Minecraft and Teamwork
Posted on March 1, 2015
Gaming isn’t all beer and skittles, sometimes. As many parents know, Minecraft in particular can be the source of just as much grief as joy. I’ve written before about griefing and its dangers, but recently I experienced a different challenge in facilitating fun friendly gaming with Minecraft.
In short, playing Minecraft with others, especially on split screen, requires good teamwork skills. At this party the four players immediately ran in four different directions and started doing their own thing, which is not uncommon. Soon enough their paths crossed again and they became interested in what each other was doing. One player obviously had a plan and was carrying it out, but the others just wanted to blow stuff up. Thankfully due to the Game Truck ‘no griefing’ rule (and close supervision) none of them got to setting off the TNT. That wasn’t the end of the challenge though.
One player had built an Ender portal, a door into another realm with the Ender Dragon, a kind of ‘boss monster’. The problem was none of the others were around, and they got frustrated at feeling left out. Through some stern instructions from me, they all worked together to meet and try to rediscover the portal.
However, one player just couldn’t manage it. Not that he couldn’t play the game – he was quite good actually – he just couldn’t manage the interaction to make the complex social situation work for him. It was like he had a blind spot. He would meet up with his friends, but when things didn’t go his way or he couldn’t easily control the situation he would give up and leave, either physically (by going to another console) or in the game world. When his friends achieved something great and he had not invested into it, he had a sudden (but predictable) bout of envy and anger.
Needless to say there was a lot of high-pitched whining and I had to step in quite firmly and redirect him towards another game on another console, despite his resistance. Unfortunately though the sulks had taken hold and he didn’t have much fun from then on. The party was a blast for everyone else, though, and his parents nodded knowingly when I told them about it.
If I had the time I’d love to sit down with this young lad and talk through what happened to prevent his fun that day.
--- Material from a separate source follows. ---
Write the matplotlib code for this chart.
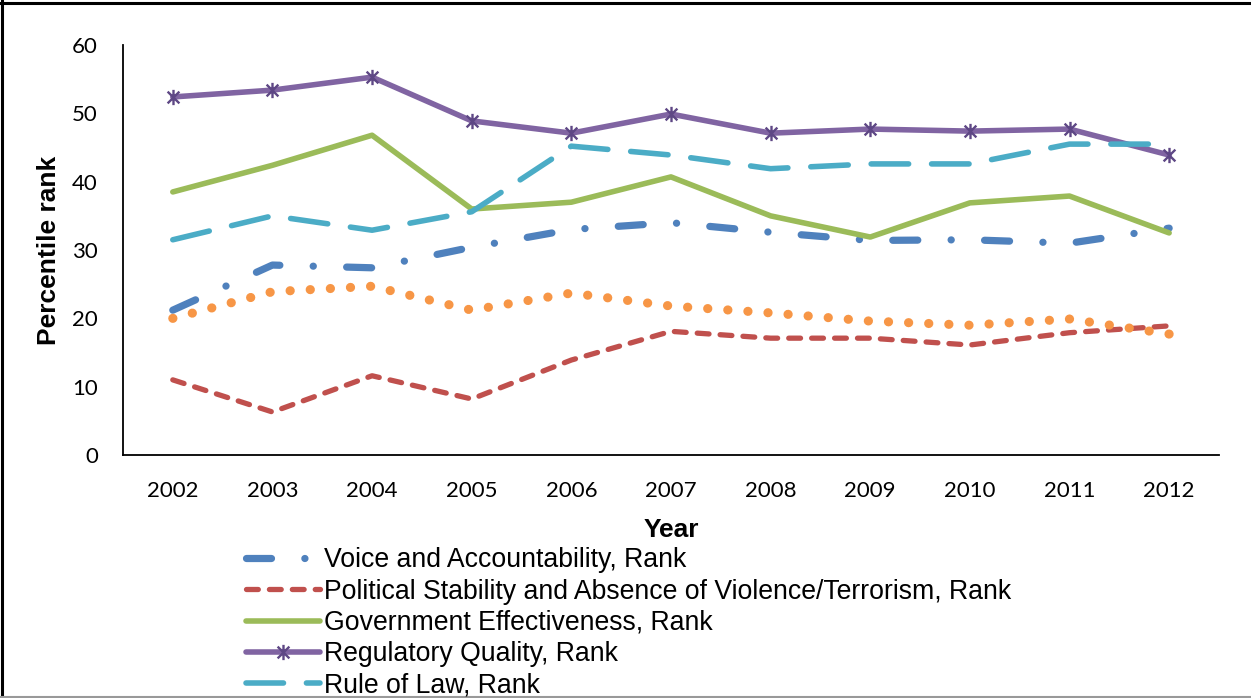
import numpy as np
import matplotlib.pyplot as plt
from matplotlib.path import Path
from matplotlib.lines import Line2D

years = ["2002", "2003", "2004", "2005", "2006", "2007",
         "2008", "2009", "2010", "2011", "2012"]

voice = [21.2, 27.8, 27.4, 30.4, 33.0, 34.0, 32.6, 31.4, 31.5, 31.0, 33.2]
stability = [11.0, 6.3, 11.6, 8.2, 13.9, 18.1, 17.1, 17.1, 16.1, 17.9, 18.9]
effectiveness = [38.5, 42.4, 46.8, 36.0, 37.0, 40.7, 35.0, 31.9, 36.9, 37.9, 32.5]
regulatory = [52.4, 53.4, 55.3, 48.9, 47.1, 49.9, 47.1, 47.7, 47.4, 47.7, 43.9]
rule_of_law = [31.5, 35.0, 32.9, 35.6, 45.2, 43.9, 41.9, 42.6, 42.6, 45.5, 45.5]
corruption = [20.0, 23.9, 24.7, 21.2, 23.7, 21.8, 20.8, 19.6, 19.0, 19.9, 17.7]

labels = ["Voice and Accountability, Rank",
          "Political Stability and Absence of Violence/Terrorism, Rank",
          "Government Effectiveness, Rank",
          "Regulatory Quality, Rank",
          "Rule of Law, Rank",
          "Control of Corruption, Rank"]

plt.rcParams['lines.scale_dashes'] = False
plt.rcParams['font.family'] = ['Liberation Sans', 'DejaVu Sans']

# asterisk marker: an x with a vertical bar through it
star = Path([(-1, -1), (1, 1), (-1, 1), (1, -1), (0, -1.3), (0, 1.3)],
            [Path.MOVETO, Path.LINETO, Path.MOVETO, Path.LINETO,
             Path.MOVETO, Path.LINETO])


def main():
    fig = plt.figure(figsize=(12.51, 6.98), dpi=100)
    ax = fig.add_axes([0.0983, 0.3481, 0.8761, 0.5874])
    x = np.arange(len(years))

    common = dict(solid_joinstyle='round', dash_joinstyle='round')
    ax.plot(x, voice, color='#4F81BD', lw=5.2, dashes=(18, 24, 0.1, 24),
            dash_capstyle='round', label=labels[0], **common)
    ax.plot(x, stability, color='#C0504D', lw=3.8, dashes=(8.5, 8),
            dash_capstyle='round', label=labels[1], **common)
    ax.plot(x, effectiveness, color='#9BBB59', lw=4.0,
            solid_capstyle='round', label=labels[2], **common)
    ax.plot(x, regulatory, color='#8064A2', lw=4.0, solid_capstyle='round',
            marker=star, ms=11, mew=1.7, mec='#5E4785', mfc='none',
            label=labels[3], **common)
    ax.plot(x, rule_of_law, color='#4BACC6', lw=4.0, dashes=(27, 16.5),
            dash_capstyle='round', label=labels[4], **common)
    ax.plot(x, corruption, color='#F79646', lw=6.6, dashes=(0.1, 14.4),
            dash_capstyle='round', label=labels[5], **common)

    ax.set_xlim(-0.5, len(years) - 0.5)
    ax.set_ylim(0, 60)
    ax.set_yticks(np.arange(0, 61, 10))
    ax.set_xticks(x)
    ax.set_xticklabels(years)
    for side in ('top', 'right'):
        ax.spines[side].set_visible(False)
    for side in ('left', 'bottom'):
        ax.spines[side].set_linewidth(1.3)
        ax.spines[side].set_color('black')
    ax.tick_params(length=0, labelsize=16)
    ax.tick_params(axis='y', pad=18)
    ax.tick_params(axis='x', pad=19)
    for t in ax.get_xticklabels() + ax.get_yticklabels():
        t.set_fontfamily('Lato')

    ax.set_xlabel("Year", fontsize=19, fontweight='bold', labelpad=12)
    ax.set_ylabel("Percentile rank", fontsize=19, fontweight='bold', labelpad=8)

    fig.legend(loc='upper left', bbox_to_anchor=(0.1965, 0.216),
               frameon=False, fontsize=19.2, handlelength=2.8,
               handletextpad=0.12, labelspacing=0.2, borderpad=0,
               borderaxespad=0)

    # outer frame of the chart area
    fig.add_artist(Line2D([0.0016, 0.0016], [0, 1], transform=fig.transFigure,
                          color='black', lw=2.2))
    fig.add_artist(Line2D([0, 1], [0.9964, 0.9964], transform=fig.transFigure,
                          color='black', lw=2.2))
    fig.add_artist(Line2D([0, 1], [0.001, 0.001], transform=fig.transFigure,
                          color='#999999', lw=1.5))

    fig.savefig("out.png", dpi=100)


if __name__ == '__main__':
    main()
To try and help him see that it wasn’t just what the others were doing, that maybe there could have been a different way he could have handled it to make it work. Perhaps he is a born leader, frustrated by an inability to bring others along on the ride or define a set of shared goals that everyone could works towards. Perhaps he just lacked the patience to work with others.
In the end, though, in a two-hour Game Truck party all I can manage is damage control, and that’s fine by me and most customers.